Set the data down again, exactly as it reads, but without the pictures.

[BEGIN]

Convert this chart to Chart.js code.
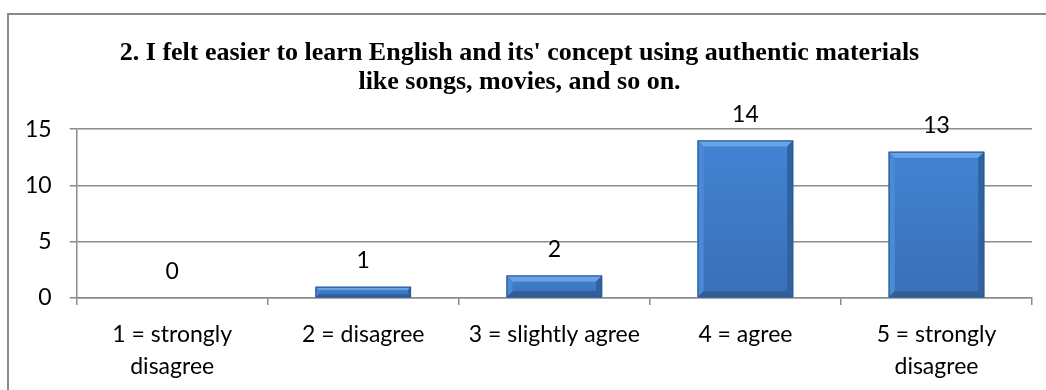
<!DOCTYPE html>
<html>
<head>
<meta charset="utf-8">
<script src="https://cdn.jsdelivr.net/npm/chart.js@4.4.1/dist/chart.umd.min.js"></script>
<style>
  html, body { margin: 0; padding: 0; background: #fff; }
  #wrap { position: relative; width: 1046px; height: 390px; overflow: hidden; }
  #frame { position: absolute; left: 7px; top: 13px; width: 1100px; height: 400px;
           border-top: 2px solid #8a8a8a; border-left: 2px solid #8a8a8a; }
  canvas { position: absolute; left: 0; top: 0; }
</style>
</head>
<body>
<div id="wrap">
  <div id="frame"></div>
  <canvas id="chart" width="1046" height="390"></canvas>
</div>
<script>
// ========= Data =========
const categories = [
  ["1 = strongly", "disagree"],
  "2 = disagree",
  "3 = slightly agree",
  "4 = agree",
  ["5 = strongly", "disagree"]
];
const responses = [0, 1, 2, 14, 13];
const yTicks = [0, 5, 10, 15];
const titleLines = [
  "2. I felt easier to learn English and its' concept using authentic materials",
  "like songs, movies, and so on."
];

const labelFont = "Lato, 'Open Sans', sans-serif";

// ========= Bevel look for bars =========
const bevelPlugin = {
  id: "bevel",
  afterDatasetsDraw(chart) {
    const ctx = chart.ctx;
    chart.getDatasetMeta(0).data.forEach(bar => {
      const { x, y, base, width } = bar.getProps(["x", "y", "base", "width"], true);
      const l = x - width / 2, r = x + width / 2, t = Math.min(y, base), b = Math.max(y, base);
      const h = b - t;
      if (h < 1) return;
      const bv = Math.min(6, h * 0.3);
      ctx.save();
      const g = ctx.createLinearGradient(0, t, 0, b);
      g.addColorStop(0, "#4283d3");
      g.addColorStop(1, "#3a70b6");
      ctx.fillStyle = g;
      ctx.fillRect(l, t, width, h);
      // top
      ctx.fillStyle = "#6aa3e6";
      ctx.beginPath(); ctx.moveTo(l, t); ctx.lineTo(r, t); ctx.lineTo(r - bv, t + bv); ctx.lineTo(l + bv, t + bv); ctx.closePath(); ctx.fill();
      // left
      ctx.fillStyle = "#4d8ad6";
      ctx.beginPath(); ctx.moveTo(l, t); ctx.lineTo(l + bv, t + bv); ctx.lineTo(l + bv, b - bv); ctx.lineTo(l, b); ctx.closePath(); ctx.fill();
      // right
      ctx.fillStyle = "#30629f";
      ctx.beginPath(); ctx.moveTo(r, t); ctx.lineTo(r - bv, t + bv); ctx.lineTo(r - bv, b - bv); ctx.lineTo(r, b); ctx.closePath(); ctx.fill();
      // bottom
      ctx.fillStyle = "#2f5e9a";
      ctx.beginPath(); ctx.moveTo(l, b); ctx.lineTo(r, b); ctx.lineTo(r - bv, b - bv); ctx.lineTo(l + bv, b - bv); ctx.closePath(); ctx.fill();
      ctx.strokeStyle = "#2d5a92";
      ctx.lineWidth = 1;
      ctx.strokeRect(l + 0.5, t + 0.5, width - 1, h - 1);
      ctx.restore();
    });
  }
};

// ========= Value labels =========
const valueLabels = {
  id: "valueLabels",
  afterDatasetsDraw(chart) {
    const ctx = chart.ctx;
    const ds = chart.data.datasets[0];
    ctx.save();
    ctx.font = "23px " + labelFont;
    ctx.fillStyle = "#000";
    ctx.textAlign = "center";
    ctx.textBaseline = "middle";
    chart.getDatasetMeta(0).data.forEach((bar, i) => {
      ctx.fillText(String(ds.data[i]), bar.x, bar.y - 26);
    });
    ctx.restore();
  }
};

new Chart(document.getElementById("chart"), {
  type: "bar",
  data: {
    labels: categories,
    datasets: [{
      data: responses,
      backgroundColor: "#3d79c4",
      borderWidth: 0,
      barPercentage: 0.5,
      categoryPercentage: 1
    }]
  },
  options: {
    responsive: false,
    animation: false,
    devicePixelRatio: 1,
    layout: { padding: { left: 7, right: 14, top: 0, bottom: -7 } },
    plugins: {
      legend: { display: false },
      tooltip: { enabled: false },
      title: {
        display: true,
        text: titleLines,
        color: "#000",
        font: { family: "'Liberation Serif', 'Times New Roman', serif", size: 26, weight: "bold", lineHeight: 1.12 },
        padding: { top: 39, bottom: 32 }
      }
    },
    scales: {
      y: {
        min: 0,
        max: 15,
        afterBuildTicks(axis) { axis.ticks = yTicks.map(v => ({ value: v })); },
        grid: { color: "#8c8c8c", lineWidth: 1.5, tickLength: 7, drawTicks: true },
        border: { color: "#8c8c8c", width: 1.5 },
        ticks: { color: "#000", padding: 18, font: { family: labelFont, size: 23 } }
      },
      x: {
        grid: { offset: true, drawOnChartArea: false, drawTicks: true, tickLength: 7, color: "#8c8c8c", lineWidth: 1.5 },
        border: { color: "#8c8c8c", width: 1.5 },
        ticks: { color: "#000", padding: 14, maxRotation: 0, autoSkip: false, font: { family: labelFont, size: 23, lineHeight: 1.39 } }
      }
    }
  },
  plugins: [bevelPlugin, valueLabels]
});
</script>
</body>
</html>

[END]

> _Written response_:
Convert this chart to Chart.js code.
<!DOCTYPE html>
<html>
<head>
<meta charset="utf-8">
<script src="https://cdn.jsdelivr.net/npm/chart.js@4.4.1/dist/chart.umd.min.js"></script>
<style>
  html, body { margin: 0; padding: 0; background: #fff; }
  #wrap { position: relative; width: 1046px; height: 390px; overflow: hidden; }
  #frame { position: absolute; left: 7px; top: 13px; width: 1100px; height: 400px;
           border-top: 2px solid #8a8a8a; border-left: 2px solid #8a8a8a; }
  canvas { position: absolute; left: 0; top: 0; }
</style>
</head>
<body>
<div id="wrap">
  <div id="frame"></div>
  <canvas id="chart" width="1046" height="390"></canvas>
</div>
<script>
// ========= Data =========
const categories = [
  ["1 = strongly", "disagree"],
  "2 = disagree",
  "3 = slightly agree",
  "4 = agree",
  ["5 = strongly", "disagree"]
];
const responses = [0, 1, 2, 14, 13];
const yTicks = [0, 5, 10, 15];
const titleLines = [
  "2. I felt easier to learn English and its' concept using authentic materials",
  "like songs, movies, and so on."
];

const labelFont = "Lato, 'Open Sans', sans-serif";

// ========= Bevel look for bars =========
const bevelPlugin = {
  id: "bevel",
  afterDatasetsDraw(chart) {
    const ctx = chart.ctx;
    chart.getDatasetMeta(0).data.forEach(bar => {
      const { x, y, base, width } = bar.getProps(["x", "y", "base", "width"], true);
      const l = x - width / 2, r = x + width / 2, t = Math.min(y, base), b = Math.max(y, base);
      const h = b - t;
      if (h < 1) return;
      const bv = Math.min(6, h * 0.3);
      ctx.save();
      const g = ctx.createLinearGradient(0, t, 0, b);
      g.addColorStop(0, "#4283d3");
      g.addColorStop(1, "#3a70b6");
      ctx.fillStyle = g;
      ctx.fillRect(l, t, width, h);
      // top
      ctx.fillStyle = "#6aa3e6";
      ctx.beginPath(); ctx.moveTo(l, t); ctx.lineTo(r, t); ctx.lineTo(r - bv, t + bv); ctx.lineTo(l + bv, t + bv); ctx.closePath(); ctx.fill();
      // left
      ctx.fillStyle = "#4d8ad6";
      ctx.beginPath(); ctx.moveTo(l, t); ctx.lineTo(l + bv, t + bv); ctx.lineTo(l + bv, b - bv); ctx.lineTo(l, b); ctx.closePath(); ctx.fill();
      // right
      ctx.fillStyle = "#30629f";
      ctx.beginPath(); ctx.moveTo(r, t); ctx.lineTo(r - bv, t + bv); ctx.lineTo(r - bv, b - bv); ctx.lineTo(r, b); ctx.closePath(); ctx.fill();
      // bottom
      ctx.fillStyle = "#2f5e9a";
      ctx.beginPath(); ctx.moveTo(l, b); ctx.lineTo(r, b); ctx.lineTo(r - bv, b - bv); ctx.lineTo(l + bv, b - bv); ctx.closePath(); ctx.fill();
      ctx.strokeStyle = "#2d5a92";
      ctx.lineWidth = 1;
      ctx.strokeRect(l + 0.5, t + 0.5, width - 1, h - 1);
      ctx.restore();
    });
  }
};

// ========= Value labels =========
const valueLabels = {
  id: "valueLabels",
  afterDatasetsDraw(chart) {
    const ctx = chart.ctx;
    const ds = chart.data.datasets[0];
    ctx.save();
    ctx.font = "23px " + labelFont;
    ctx.fillStyle = "#000";
    ctx.textAlign = "center";
    ctx.textBaseline = "middle";
    chart.getDatasetMeta(0).data.forEach((bar, i) => {
      ctx.fillText(String(ds.data[i]), bar.x, bar.y - 26);
    });
    ctx.restore();
  }
};

new Chart(document.getElementById("chart"), {
  type: "bar",
  data: {
    labels: categories,
    datasets: [{
      data: responses,
      backgroundColor: "#3d79c4",
      borderWidth: 0,
      barPercentage: 0.5,
      categoryPercentage: 1
    }]
  },
  options: {
    responsive: false,
    animation: false,
    devicePixelRatio: 1,
    layout: { padding: { left: 7, right: 14, top: 0, bottom: -7 } },
    plugins: {
      legend: { display: false },
      tooltip: { enabled: false },
      title: {
        display: true,
        text: titleLines,
        color: "#000",
        font: { family: "'Liberation Serif', 'Times New Roman', serif", size: 26, weight: "bold", lineHeight: 1.12 },
        padding: { top: 39, bottom: 32 }
      }
    },
    scales: {
      y: {
        min: 0,
        max: 15,
        afterBuildTicks(axis) { axis.ticks = yTicks.map(v => ({ value: v })); },
        grid: { color: "#8c8c8c", lineWidth: 1.5, tickLength: 7, drawTicks: true },
        border: { color: "#8c8c8c", width: 1.5 },
        ticks: { color: "#000", padding: 18, font: { family: labelFont, size: 23 } }
      },
      x: {
        grid: { offset: true, drawOnChartArea: false, drawTicks: true, tickLength: 7, color: "#8c8c8c", lineWidth: 1.5 },
        border: { color: "#8c8c8c", width: 1.5 },
        ticks: { color: "#000", padding: 14, maxRotation: 0, autoSkip: false, font: { family: labelFont, size: 23, lineHeight: 1.39 } }
      }
    }
  },
  plugins: [bevelPlugin, valueLabels]
});
</script>
</body>
</html>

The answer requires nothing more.